Patrícia Cruz/LUZ - 09.09.10
Romano: 'No senso comum quem vence na vida ganha privilégios'
Em um sistema político republicano sólido, os bens ou tudo o que é considerado público não pode ser usado para fins pessoais ou para favorecimento de amigos ou familiares dos gestores governamentais. É da natureza deste regime político – contraponto ao absolutismo da monarquia –, que os recursos públicos sejam destinados para o benefício de toda a sociedade. No Brasil, entretanto, há a cultura dos privilégios proporcionados pelos próprios bens públicos. Essa cultura, difundida em toda a sociedade, torna inclusive "aceitável" para a população que os filhos do ex-presidente Luiz Inácio Lula da Silva tenham o privilégio de receber passaportes diplomáticos do governo brasileiro mesmo depois do pai deixar a Presidência. A análise é do filósofo e cientista político Roberto Romano, professor de Ética da Universidade Estadual de Campinas (Unicamp). Em entrevista ao Diário do Comércio, o professor vê os privilégios como uma falha no desenvolvimento educacional e político do próprio povo – que ainda acredita: vencer na vida é destacar-se da sociedade mesmo "levando vantagem" sobre os outros. Veja a seguir os principais pontos da entrevista:
O presidente Lula, com toda sua popularidade, não deveria dar o exemplo ao povo contra os privilégios negando os passaportes diplomáticos concedidos aos seus filhos?
Roberto Romano – Se você conversar com as pessoas mais pobres, menos esclarecidas, verá que elas aceitam os privilégios de Lula na Presidência. A grande maioria da população aceita esses privilégios para quem considera poderoso e acima das instituições. Para essa população, Lula é uma pessoa pobre, do povo, que chegou lá e por isso tem o direito de ter privilégios. O próprio ex-presidente aceita naturalmente essa situação. Para Lula, como para toda a nossa cultura, é normal que os políticos e chefes de Estado tenham privilégios. No senso comum brasileiro isso é uma forma de expressar que a pessoa venceu na vida e ganhou o direito aos privilégios.
Vemos a atenção aos privilégios também no PT depois de assumir a Presidência da República com seu candidato Lula...
Romano – O PT sempre lutou contra os privilégios das elites. Quando se viu no poder passou a lutar de todas as formas para receber os mesmos benefícios. Vemos isso claramente no comando das estatais. Esse comportamento não é privilégio só do PT. Os demais partidos políticos brasileiros também reproduzem a mesma qualidade quando estão no poder.
O senhor acredita que a população brasileira ainda vai reagir à questão dos privilégios?

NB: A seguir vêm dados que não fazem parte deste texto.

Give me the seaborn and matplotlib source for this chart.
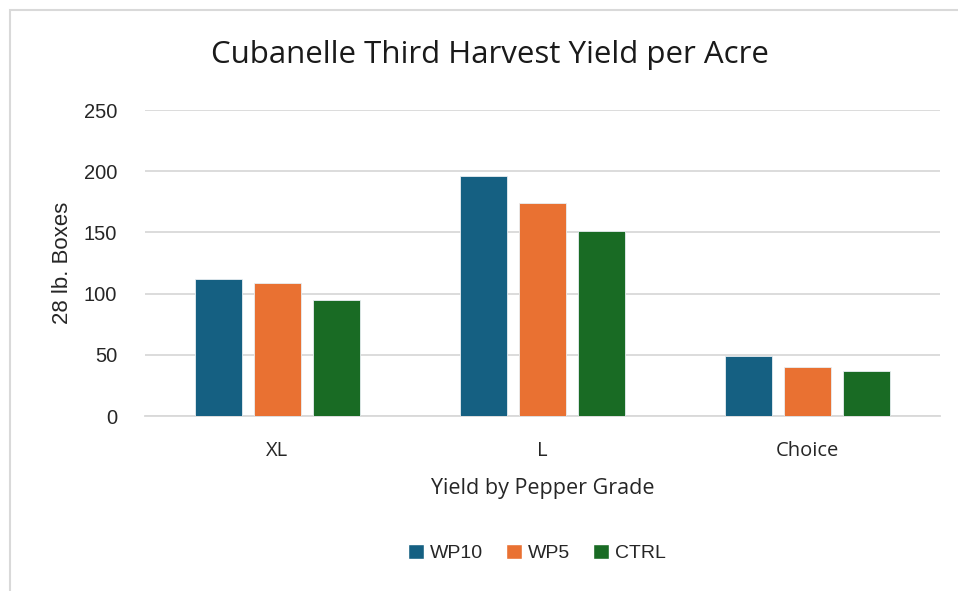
import matplotlib
matplotlib.use("Agg")
import matplotlib.pyplot as plt
import seaborn as sns
import pandas as pd
from matplotlib.patches import Rectangle

categories = ["XL", "L", "Choice"]
series_names = ["WP10", "WP5", "CTRL"]
wp10 = [112, 196, 49]
wp5 = [109, 174, 40]
ctrl = [95, 151, 36.5]
yticks = [0, 50, 100, 150, 200, 250]

colors = ["#156082", "#E97132", "#196B24"]

rows = []
for name, vals in zip(series_names, [wp10, wp5, ctrl]):
    for c, v in zip(categories, vals):
        rows.append({"Grade": c, "Series": name, "Value": v})
df = pd.DataFrame(rows)

sns.set_theme(style="white")
plt.rcParams['font.family'] = ['Liberation Sans', 'DejaVu Sans']

fig = plt.figure(figsize=(9.58, 5.91), dpi=100)
ax = fig.add_axes([145/958, 1-416/591, 795/958, 306/591])

sns.barplot(data=df, x="Grade", y="Value", hue="Series", order=categories,
            hue_order=series_names, palette=colors, saturation=1,
            width=0.668, gap=0.2,
            edgecolor="#e8eef2", linewidth=0.6, ax=ax, legend=True, zorder=3)

ax.set_ylim(0, 250)
ax.set_yticks(yticks)
ax.set_yticklabels([str(t) for t in yticks], fontsize=14.5, color="#262626")
ax.yaxis.grid(True, color="#d9d9d9", linewidth=1.3, zorder=0)
ax.set_axisbelow(True)
for s in ["top", "right", "left"]:
    ax.spines[s].set_visible(False)
ax.spines["bottom"].set_color("#d9d9d9")
ax.spines["bottom"].set_linewidth(1.3)
ax.tick_params(axis="y", length=0, pad=20)
ax.tick_params(axis="x", length=0, pad=18)
for lbl in ax.get_xticklabels():
    lbl.set_fontfamily(["Open Sans", "DejaVu Sans"])
    lbl.set_fontsize(14.5)
    lbl.set_color("#262626")
ax.set_xlim(-0.5, 2.5)

ax.set_xlabel("Yield by Pepper Grade", fontsize=15.5, color="#262626",
              fontfamily=["Open Sans", "DejaVu Sans"], labelpad=12)
ax.set_ylabel("28 lb. Boxes", fontsize=16, color="#262626", labelpad=8)

fig.text(490/958, 1-55/591, "Cubanelle Third Harvest Yield per Acre",
         ha="center", va="center", fontsize=22.5, color="#1a1a1a",
         fontfamily=["Open Sans", "DejaVu Sans"])

ax.get_legend().remove()
handles = [Rectangle((0, 0), 1, 1, facecolor=c) for c in colors]
fig.legend(handles, series_names, loc="center", bbox_to_anchor=(537/958, 1-553/591),
           ncol=3, frameon=False, fontsize=14, handlelength=0.8, handleheight=0.8,
           handletextpad=0.3, columnspacing=1.2)

fig.patches.append(Rectangle((10/958, -0.1), 1.2, (1-10/591) + 0.1,
                             transform=fig.transFigure, fill=False,
                             edgecolor="#d9d9d9", linewidth=1.5))

fig.savefig("out.png", dpi=100)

Romano – Vamos avançando aos poucos. Depois de muito debate, temos hoje a lei da Ficha Limpa, uma grande conquista da sociedade brasileira. Vamos avançar em questões pontuais já que a sociedade brasileira não reage por seus direitos, como em outros lugares do mundo. Vemos notícias de países e continentes, como a Europa, onde mínimas mudanças nos diretos civis geram grandes protestos e tumultos. No Brasil, não. Vemos aqui um povo que recebe os privilégios como algo natural. Veja os aumentos dos salários dos parlamentares há pouco. Não recebeu reação contrária da população.
Aceitamos naturalmente a mistura entre o público e o privado nesse caso?
Romano – Ainda carregamos a marca do absolutismo em nossa sociedade. No absolutismo, o soberano, o rei, concentra todo o controle da guerra, da polícia e da arrecadação de impostos. E para garantir a fidelidade de seus súditos, ele "compra" o apoio da nobreza e do clero com privilégios e isenções. O sistema das monarquias foi combatido pela burguesia. O problema é que no Brasil não tivemos revoluções vitoriosas como em países como Inglaterra, Estados Unidos e França, que instalaram a democracia. Nós aqui ainda vivemos esperando favores dos soberanos. Isso ainda está impregnado em nossa sociedade e só a educação política é que poderá mudar esse quadro.